### Given information
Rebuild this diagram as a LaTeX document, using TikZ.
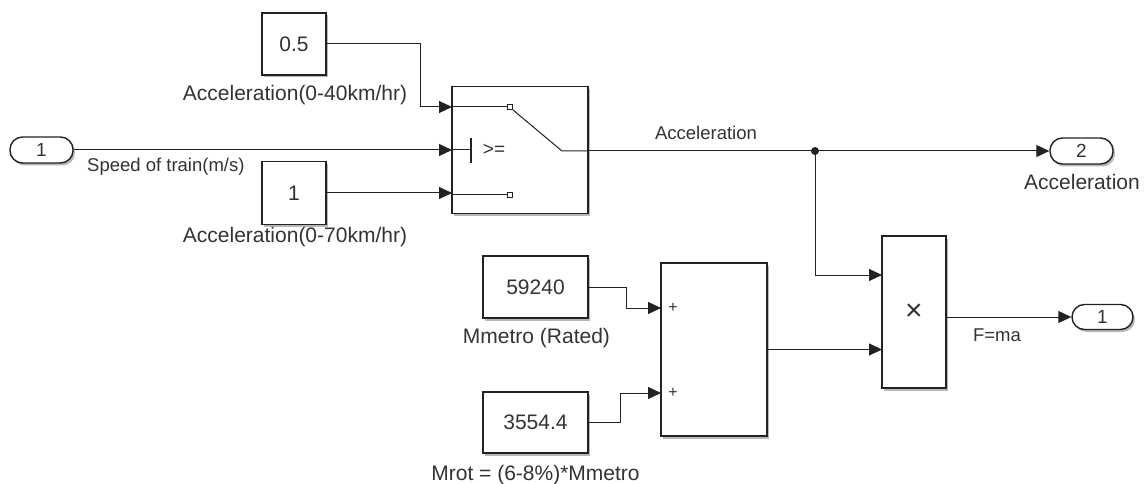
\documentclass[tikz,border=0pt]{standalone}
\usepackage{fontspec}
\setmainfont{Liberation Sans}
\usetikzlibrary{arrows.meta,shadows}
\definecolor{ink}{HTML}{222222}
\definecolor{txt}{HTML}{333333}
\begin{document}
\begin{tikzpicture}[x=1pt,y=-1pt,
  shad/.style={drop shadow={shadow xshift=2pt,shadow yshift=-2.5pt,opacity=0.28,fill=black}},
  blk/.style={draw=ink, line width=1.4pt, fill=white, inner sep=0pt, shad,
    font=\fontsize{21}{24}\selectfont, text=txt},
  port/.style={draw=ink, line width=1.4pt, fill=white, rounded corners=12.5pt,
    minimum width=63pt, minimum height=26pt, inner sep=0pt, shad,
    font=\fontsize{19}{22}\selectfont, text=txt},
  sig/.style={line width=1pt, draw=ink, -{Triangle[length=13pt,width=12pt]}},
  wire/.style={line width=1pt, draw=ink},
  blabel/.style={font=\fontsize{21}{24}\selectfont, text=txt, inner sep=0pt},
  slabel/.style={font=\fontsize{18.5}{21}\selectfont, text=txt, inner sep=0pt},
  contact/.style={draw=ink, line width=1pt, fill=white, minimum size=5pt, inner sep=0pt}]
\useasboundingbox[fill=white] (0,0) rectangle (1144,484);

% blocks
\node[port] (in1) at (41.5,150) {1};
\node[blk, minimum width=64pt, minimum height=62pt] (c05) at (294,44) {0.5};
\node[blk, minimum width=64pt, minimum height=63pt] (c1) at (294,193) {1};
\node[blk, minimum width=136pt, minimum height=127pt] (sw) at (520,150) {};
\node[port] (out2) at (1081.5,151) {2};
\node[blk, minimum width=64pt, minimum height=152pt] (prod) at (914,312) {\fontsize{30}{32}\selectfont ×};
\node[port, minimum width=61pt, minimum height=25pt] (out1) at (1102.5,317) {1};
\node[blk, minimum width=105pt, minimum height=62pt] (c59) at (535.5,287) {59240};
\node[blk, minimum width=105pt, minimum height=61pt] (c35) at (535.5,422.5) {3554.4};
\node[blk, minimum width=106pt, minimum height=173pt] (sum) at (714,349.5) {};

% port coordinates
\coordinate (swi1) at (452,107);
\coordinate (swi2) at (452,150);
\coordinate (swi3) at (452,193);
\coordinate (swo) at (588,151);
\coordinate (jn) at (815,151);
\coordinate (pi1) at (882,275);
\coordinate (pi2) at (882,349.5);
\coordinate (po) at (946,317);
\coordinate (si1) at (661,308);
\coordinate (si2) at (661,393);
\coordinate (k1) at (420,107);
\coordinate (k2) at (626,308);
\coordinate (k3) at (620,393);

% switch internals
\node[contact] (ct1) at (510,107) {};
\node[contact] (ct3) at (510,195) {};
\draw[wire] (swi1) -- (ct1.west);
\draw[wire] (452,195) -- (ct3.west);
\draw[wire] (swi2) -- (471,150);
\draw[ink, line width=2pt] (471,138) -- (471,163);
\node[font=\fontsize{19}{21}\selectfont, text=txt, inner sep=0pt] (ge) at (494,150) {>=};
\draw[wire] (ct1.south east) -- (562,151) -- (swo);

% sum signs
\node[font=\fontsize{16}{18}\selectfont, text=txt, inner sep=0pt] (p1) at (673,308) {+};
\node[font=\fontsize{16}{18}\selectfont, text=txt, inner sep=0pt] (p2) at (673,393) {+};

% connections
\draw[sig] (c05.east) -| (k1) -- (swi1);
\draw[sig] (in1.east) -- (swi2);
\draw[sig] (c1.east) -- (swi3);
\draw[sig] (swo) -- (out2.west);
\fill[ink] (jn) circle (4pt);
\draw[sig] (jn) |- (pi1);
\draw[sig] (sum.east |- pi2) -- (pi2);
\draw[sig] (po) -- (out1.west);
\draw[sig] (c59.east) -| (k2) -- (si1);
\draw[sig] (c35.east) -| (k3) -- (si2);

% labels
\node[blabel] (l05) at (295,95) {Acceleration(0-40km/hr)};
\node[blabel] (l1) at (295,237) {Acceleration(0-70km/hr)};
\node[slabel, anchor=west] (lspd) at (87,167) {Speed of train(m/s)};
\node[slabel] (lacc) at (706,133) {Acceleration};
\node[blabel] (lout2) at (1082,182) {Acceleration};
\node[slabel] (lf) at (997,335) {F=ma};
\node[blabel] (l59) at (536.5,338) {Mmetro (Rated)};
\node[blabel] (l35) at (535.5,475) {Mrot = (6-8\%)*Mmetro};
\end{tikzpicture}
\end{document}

### Brief
Set down again, exactly, the lines of the material above from its first line to the one with "(0,0) rectangle (1144,484);", inclusive. Leave the pictures out.

### Result below
Rebuild this diagram as a LaTeX document, using TikZ.
\documentclass[tikz,border=0pt]{standalone}
\usepackage{fontspec}
\setmainfont{Liberation Sans}
\usetikzlibrary{arrows.meta,shadows}
\definecolor{ink}{HTML}{222222}
\definecolor{txt}{HTML}{333333}
\begin{document}
\begin{tikzpicture}[x=1pt,y=-1pt,
  shad/.style={drop shadow={shadow xshift=2pt,shadow yshift=-2.5pt,opacity=0.28,fill=black}},
  blk/.style={draw=ink, line width=1.4pt, fill=white, inner sep=0pt, shad,
    font=\fontsize{21}{24}\selectfont, text=txt},
  port/.style={draw=ink, line width=1.4pt, fill=white, rounded corners=12.5pt,
    minimum width=63pt, minimum height=26pt, inner sep=0pt, shad,
    font=\fontsize{19}{22}\selectfont, text=txt},
  sig/.style={line width=1pt, draw=ink, -{Triangle[length=13pt,width=12pt]}},
  wire/.style={line width=1pt, draw=ink},
  blabel/.style={font=\fontsize{21}{24}\selectfont, text=txt, inner sep=0pt},
  slabel/.style={font=\fontsize{18.5}{21}\selectfont, text=txt, inner sep=0pt},
  contact/.style={draw=ink, line width=1pt, fill=white, minimum size=5pt, inner sep=0pt}]
\useasboundingbox[fill=white] (0,0) rectangle (1144,484);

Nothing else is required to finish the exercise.